Chicagoans pay most for gas in US

Drivers hitting the road for the holidays will feel the pain at the pump. Gas in the Southland is at a 2-year high.

January 11, 2011 4:26:15 AM PST
Filling up the gas tank isn't cheap- especially in Chicago.

A survey indicates the Windy City has the highest gas prices in the country. The price of regular gas is $3.35 a gallon, according to the Lundberg Survey. That's 27-cents higher than the average for the rest of the nation.

The twice monthly survey found gas prices have gone up about nine cents for regular gasoline in the last three weeks to $3.08 nationwide. The U.S. average for diesel is also up at $3.36.

The lowest gas prices are found in Salt Lake City, Utah.
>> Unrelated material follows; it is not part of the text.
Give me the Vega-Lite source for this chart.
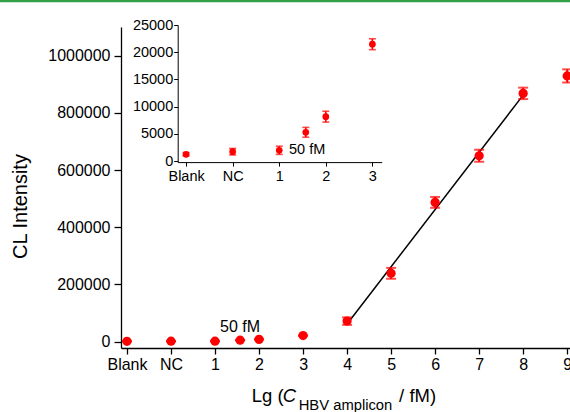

Jonathon Marks expressed the pain drivers are feeling at the pumps. For Marks, who has to drive to work 30 miles each way, it's one more considerable expense to juggle.

"I'm not happy about these gas prices. I think it's absurd," said Marks. "Trying to budget buying groceries, and gas. And property taxes are outrageous."

"I just put $15 in and got four gallons. So it's ridiculous," said Kelvin Johnson.

"I drive an SUV, so that's $75 dollars every time I fill up and probably every week and a half. So I'm not happy," said Caroline Corpuz.

Factoring in to Chicago's price of gas is state, county and city sales tax. And whenever the overall price of gas goes up, so does the amount residents pay in taxes. But the high prices are not as steep as they were in 2008 when gas topped $4 a gallon and drivers were stunned.

"We really don't see them change their travel habits until that number hits $4 per gallon. That seems to be when consumers really start to feel the pinch," said Beth Mosher, AAA Chicago.

The high price of gas is directly related to the ongoing leak and subsequent shutdown of the Alaska pipeline. Industry analysts say it could be at least a week before it's up and running at normal levels.

"As news comes out and if we get some positive news, we may see some relief at the pump. But I think for the interim, next week or so, you might want to fill up your car," said Daniel Flynn, PFG Best.

Flynn went on to say he doesn't think the pipeline shutdown will drive gas prices to 2008 levels, but it will be a while before prices go back down.

The company that operates the pipeline is working on a plan to install a bypass line so the flow of oil can be restarted despite a leak.